Downwind sailing with a Parachute – lightwind trials in Platypus Bay

Setting off from the anchorage the wind was light and right behind us, the sun was setting gloriously in front of us – what better time to trial the new parachute sail?
We obtained a standard 28ft ex-army parachute from the US and set it up for the first trial sailing by dividing the lines equally and tying them off onto two steel rings.
One ring was attached and raised on the spinnaker line towards the top of the mast. The lower end was attached to a line and ran it through a shackle on the bowsprit then back to the cockpit.

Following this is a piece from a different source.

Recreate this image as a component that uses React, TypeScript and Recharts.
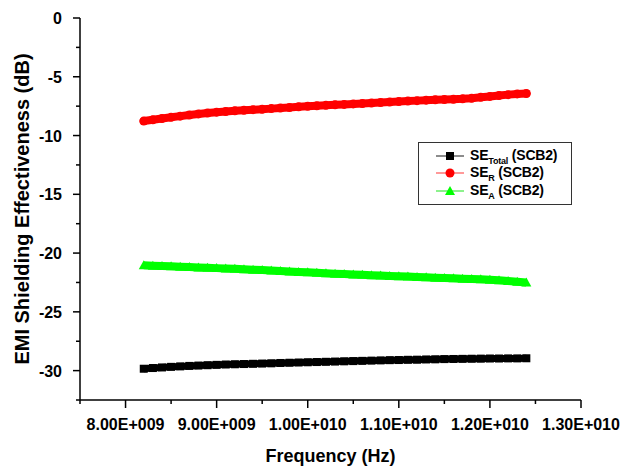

The results were fantastic! Without a breeze to mention we were being gently pulled along at just under 3 knots. The type of breeze from behind and changing direction that would require lots of work using a spinnaker or any other poled sail was a wonderfully relaxing event with the parachute. We both lay on the foredeck with our arms folded behind our heads, looking up as the parachute changed direction with the wind as required – and it looks so peaceful.

The current setup which requires some tweaking causes it to manoeuvre with a jelly fish like motion. Meaning the vertical sides accordion in and out and a bit of maths is required to calculate how to alter the various cord lengths between the top and bottom sections of the chute.

We will adjust as we go to see the best setup – but a wonderful result for first trial.